Winkler’s Two Mile Hollow premiered at the First Floor Theater in the Wicker Park district of Chicago in October 2017. Alex Huntsberger of Time Out Chicago called it a “raucous, shoot-the-prisoners parody.” Winkler’s play takes on the familiar genre of what she has dubbed “white-people-by-the-water plays” – in this case, a wealthy dysfunctional white family gathers at the ancestral beach house to air grievances and bicker over the dead father’s possessions. The twist is that Winkler’s play calls for all the roles to be played by actors of color. “Winkler parodies a portfolio of iconic white male playwrights – i.e., Williams, Chekhov, Wilde – and throws in a few Kennedys for good measure with Grey Gardens references. Never mean-spirited, she also manages to poke fun at the rich and famous who just happen to be white and stupid,” noted the committee.

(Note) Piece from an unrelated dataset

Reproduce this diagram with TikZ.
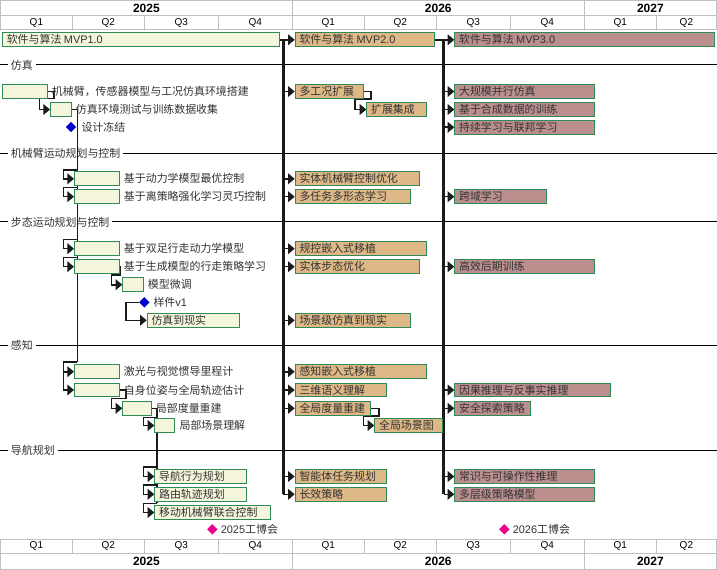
\documentclass[tikz,border=0pt]{standalone}
\usepackage{fontspec}
\setmainfont{Liberation Sans}
\newfontfamily\cjk{Noto Sans CJK SC}
\usetikzlibrary{arrows.meta,shapes.geometric}
\pgfdeclarelayer{bg}
\pgfdeclarelayer{conn}
\pgfsetlayers{bg,conn,main}
\definecolor{bgreen}{HTML}{2E8B57}
\definecolor{cbeige}{HTML}{F5F5DC}
\definecolor{ctan}{HTML}{DEB887}
\definecolor{crosy}{HTML}{BC8F8F}
\definecolor{gridc}{HTML}{C0C0C0}
\definecolor{ink}{HTML}{333333}
\definecolor{lnk}{HTML}{1A1A1A}
\newcommand\lat[1]{{\normalfont #1}}
\tikzset{
  box/.style={draw=bgreen, line width=0.75pt, rectangle, inner sep=0pt, minimum height=10.2pt, anchor=west},
  txt/.style={font=\cjk\fontsize{8.2}{10}\selectfont, text=ink, inner sep=0pt},
  gridl/.style={draw=gridc, line width=0.75pt},
  qt/.style={font=\fontsize{7.5}{9}\selectfont, text=black, inner sep=0pt},
  yr/.style={font=\bfseries\fontsize{9}{10}\selectfont, text=black, inner sep=0pt},
  sec/.style={txt, fill=white, inner sep=2.25pt, anchor=west},
  secline/.style={draw=black, line width=0.75pt},
  con/.style={draw=lnk, line width=1.2pt},
  arr/.style={con, -{Triangle[length=5pt,width=8pt]}},
  spine/.style={draw=lnk, line width=2.5pt},
  ms/.style={diamond, minimum width=8pt, minimum height=8pt, inner sep=0pt},
}
\newcommand\bin[6]{\node[box,fill=#5,minimum width={(#3-#2)*0.75pt}] (#1) at (#2,#4) {};
  \node[txt,anchor=west] (#1t) at ([xshift=3.4pt]#1.west) {#6};}
\newcommand\bout[6]{\node[box,fill=#5,minimum width={(#3-#2)*0.75pt}] (#1) at (#2,#4) {};
  \node[txt,anchor=west] (#1t) at ([xshift=3pt]#1.east) {#6};}
\begin{document}
\begin{tikzpicture}[x=0.75pt,y=-0.75pt]
\useasboundingbox (0,0) rectangle (717,570);
% header grid
\begin{pgfonlayer}{bg}
\fill[white] (0,0) rectangle (717,570);
\foreach \a/\b/\q [count=\i] in {0.5/72.3/Q1,72.3/144.3/Q2,144.3/218.3/Q3,218.3/292.3/Q4,292.3/364.3/Q1,364.3/436.3/Q2,436.3/510.3/Q3,510.3/584.3/Q4,584.3/656.3/Q1,656.3/716.5/Q2}{
  \draw[gridl] (\a,16) rectangle (\b,30);
  \node[qt] (qt\i) at ({(\a+\b)/2},23) {\q};
  \draw[gridl] (\a,539.3) rectangle (\b,553.3);
  \node[qt] (qb\i) at ({(\a+\b)/2},546.3) {\q};
}
\foreach \a/\b/\q [count=\i] in {0.5/292.3/2025,292.3/584.3/2026,584.3/716.5/2027}{
  \draw[gridl] (\a,0.5) rectangle (\b,16);
  \node[yr] (yt\i) at ({(\a+\b)/2},8.3) {\q};
  \draw[gridl] (\a,553.3) rectangle (\b,569.5);
  \node[yr] (yb\i) at ({(\a+\b)/2},561.4) {\q};
}
% section headers
\foreach \y/\t [count=\i] in {65/仿真,153.3/机械臂运动规划与控制,222/步态运动规划与控制,345/感知,450/导航规划}{
  \draw[secline] (0,\y) -- (717,\y);
  \node[sec] (sec\i) at (7.7,\y) {\t};
}
\end{pgfonlayer}

% MVP row
\bin{mvp1}{2}{278.7}{39.8}{cbeige}{软件与算法 \lat{MVP1.0}}
\bin{mvp2}{294.7}{434.3}{39.8}{ctan}{软件与算法 \lat{MVP2.0}}
\bin{mvp3}{454.3}{714.3}{39.8}{crosy}{软件与算法 \lat{MVP3.0}}

% simulation
\bout{sim1}{2}{46.7}{91.5}{cbeige}{机械臂，传感器模型与工况仿真环境搭建}
\bout{sim2}{50}{70.7}{109.5}{cbeige}{仿真环境测试与训练数据收集}
\node[ms,fill=blue!80!black] (ms1) at (71,127) {};
\node[txt,anchor=west] (ms1t) at ([xshift=3.5pt]ms1.east) {设计冻结};
\bin{sim3}{294.7}{362.7}{91.5}{ctan}{多工况扩展}
\bin{sim4}{366.3}{426.3}{109.5}{ctan}{扩展集成}
\bin{sim5}{454.3}{594.3}{91.5}{crosy}{大规模并行仿真}
\bin{sim6}{454.3}{594.3}{109.5}{crosy}{基于合成数据的训练}
\bin{sim7}{454.3}{594.3}{127.3}{crosy}{持续学习与联邦学习}

% arm
\bout{arm1}{74}{118.7}{178.8}{cbeige}{基于动力学模型最优控制}
\bout{arm2}{74}{118.7}{196.7}{cbeige}{基于离策略强化学习灵巧控制}
\bin{arm3}{294.7}{418.7}{178.8}{ctan}{实体机械臂控制优化}
\bin{arm4}{294.7}{410.3}{196.7}{ctan}{多任务多形态学习}
\bin{arm5}{454.3}{546.3}{196.7}{crosy}{跨域学习}

% gait
\bout{gait1}{74}{118.7}{248.7}{cbeige}{基于双足行走动力学模型}
\bout{gait2}{74}{118.7}{266.7}{cbeige}{基于生成模型的行走策略学习}
\bout{gait3}{122.3}{142.7}{284.7}{cbeige}{模型微调}
\node[ms,fill=blue!80!black] (ms2) at (144.3,302.3) {};
\node[txt,anchor=west] (ms2t) at ([xshift=2.5pt]ms2.east) {样件\lat{v1}};
\bin{gait4}{146.7}{238.7}{320.3}{cbeige}{仿真到现实}
\bin{gait5}{294.7}{426.3}{248.7}{ctan}{规控嵌入式移植}
\bin{gait6}{294.7}{418.7}{266.7}{ctan}{实体步态优化}
\bin{gait7}{294.7}{410.3}{320.3}{ctan}{场景级仿真到现实}
\bin{gait8}{454.3}{594.3}{266.7}{crosy}{高效后期训练}

% perception
\bout{per1}{74}{118.7}{371.7}{cbeige}{激光与视觉惯导里程计}
\bout{per2}{74}{118.7}{390}{cbeige}{自身位姿与全局轨迹估计}
\bout{per3}{122.3}{150.7}{408.3}{cbeige}{局部度量重建}
\bout{per4}{154.3}{174.3}{425.5}{cbeige}{局部场景理解}
\bin{per5}{294.7}{426.3}{371.7}{ctan}{感知嵌入式移植}
\bin{per6}{294.7}{386.3}{390}{ctan}{三维语义理解}
\bin{per7}{294.7}{370.3}{408.3}{ctan}{全局度量重建}
\bin{per8}{374.3}{442.3}{425.5}{ctan}{全局场景图}
\bin{per9}{454.3}{610.3}{390}{crosy}{因果推理与反事实推理}
\bin{per10}{454.3}{530.3}{408.3}{crosy}{安全探索策略}

% navigation
\bin{nav1}{154.3}{246.3}{476.5}{cbeige}{导航行为规划}
\bin{nav2}{154.3}{246.3}{494.3}{cbeige}{路由轨迹规划}
\bin{nav3}{154.3}{270.3}{512.5}{cbeige}{移动机械臂联合控制}
\bin{nav4}{294.7}{386.3}{476.5}{ctan}{智能体任务规划}
\bin{nav5}{294.7}{386.3}{494.3}{ctan}{长效策略}
\bin{nav6}{454.3}{594.3}{476.5}{crosy}{常识与可操作性推理}
\bin{nav7}{454.3}{594.3}{494.3}{crosy}{多层级策略模型}

% fairs
\node[ms,fill=magenta] (ms3) at (212.3,529.3) {};
\node[txt,anchor=west] (ms3t) at ([xshift=2pt]ms3.east) {\lat{2025}工博会};
\node[ms,fill=magenta] (ms4) at (504.3,529.3) {};
\node[txt,anchor=west] (ms4t) at ([xshift=2pt]ms4.east) {\lat{2026}工博会};

% connectors
\begin{pgfonlayer}{conn}
\draw[arr] (mvp1.east) -- (mvp2.west);
\draw[arr] (mvp2.east) -- (mvp3.west);
\coordinate (s1) at (283.3,0);
\coordinate (s2) at (443.7,0);
\draw[spine] (s1 |- mvp1.east) -- (s1 |- nav5.west);
\draw[spine] (s2 |- mvp2.east) -- (s2 |- nav7.west);
\foreach \n in {sim3,arm3,arm4,gait5,gait6,gait7,per5,per6,per7,nav4,nav5}
  \draw[arr] (s1 |- \n.west) -- (\n.west);
\foreach \n in {sim5,sim6,sim7,arm5,gait8,per9,per10,nav6,nav7}
  \draw[arr] (s2 |- \n.west) -- (\n.west);
% sim chain
\draw[arr] (sim1.east) -- ++(6.3,0) -- ++(0,7.2) -| ([xshift=-8pt]sim2.west) -- (sim2.west);
\coordinate (v1) at (77.3,0);
\coordinate (v1e) at (77.3,361.7);
\draw[con] (sim2.east) -| (v1e);
\foreach \n in {arm1,arm2,gait1,gait2}
  \draw[arr] (v1 |- \n.west) ++(0,-9) -| ([xshift=-8pt]\n.west) -- (\n.west);
\draw[arr] (v1e) -| ([xshift=-8pt]per2.west) -- (per2.west);
\draw[arr] ([xshift=-8pt]per1.west) -- (per1.west);
% gait chain
\draw[arr] (gait2.east) -- ++(0.7,0) -- ++(0,8.3) -| ([xshift=-8pt]gait3.west) -- (gait3.west);
\draw[arr] (ms2.west) -| ([xshift=-15.75pt]gait4.west) -- (gait4.west);
% perception chain
\draw[arr] (per2.east) -- ++(6.3,0) -- ++(0,8.3) -| ([xshift=-8pt]per3.west) -- (per3.west);
\coordinate (v2) at (156.7,0);
\coordinate (v2e) at (156.7,503.3);
\draw[con] (per3.east) -| (v2e);
\draw[arr] (v2 |- per4.west) ++(0,-8.2) -| ([xshift=-8.25pt]per4.west) -- (per4.west);
\foreach \n in {nav1,nav2}
  \draw[arr] (v2 |- \n.west) ++(0,-9.3) -| ([xshift=-8.25pt]\n.west) -- (\n.west);
\draw[arr] (v2e) -| ([xshift=-8.25pt]nav3.west) -- (nav3.west);
% right side chains
\draw[arr] (sim3.east) -- ++(7,0) -- ++(0,7.5) -| ([xshift=-8.5pt]sim4.west) -- (sim4.west);
\draw[arr] (per7.east) -- ++(7.4,0) -- ++(0,7.7) -| ([xshift=-8pt]per8.west) -- (per8.west);
\end{pgfonlayer}
\end{tikzpicture}
\end{document}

“The Francesca Primus Foundation is so happy with the way Francesca is being honored by the American Theatre Critics Association,” said Barry Primus, brother of Francesca. “It was always her delight to encourage and support promising playwrights.”
The winner, selected from this year’s three finalists, will be announced by early July.
The American Theatre Critics Associationwas founded in 1974 and works to raise standards and public awareness of the functions and responsibilities of theater critics. It is the only national association of professional theater critics, with over two hundred members working in print, broadcast, and online media. ATCA is a chapter of the International Association of Theatre Critics / Association internationale des critiques de théâtre (IATC-AICT), a UNESCO-affiliated organization that sponsors seminars and congresses worldwide.
ATCA also presents the M. Elizabeth Osborn Award, honoring emerging playwrights, and administers the Harold and Mimi Steinberg/American Theatre Critics Association New Play Award which grants $40,000 annually to recognize the best plays that premiered professionally outside New York City. Additionally, ATCA members recommend an annual candidate for the Tony Award for Regional Theatre presented by the American Theatre Wing/Broadway League, and vote on the yearly inductions into the Theater Hall of Fame.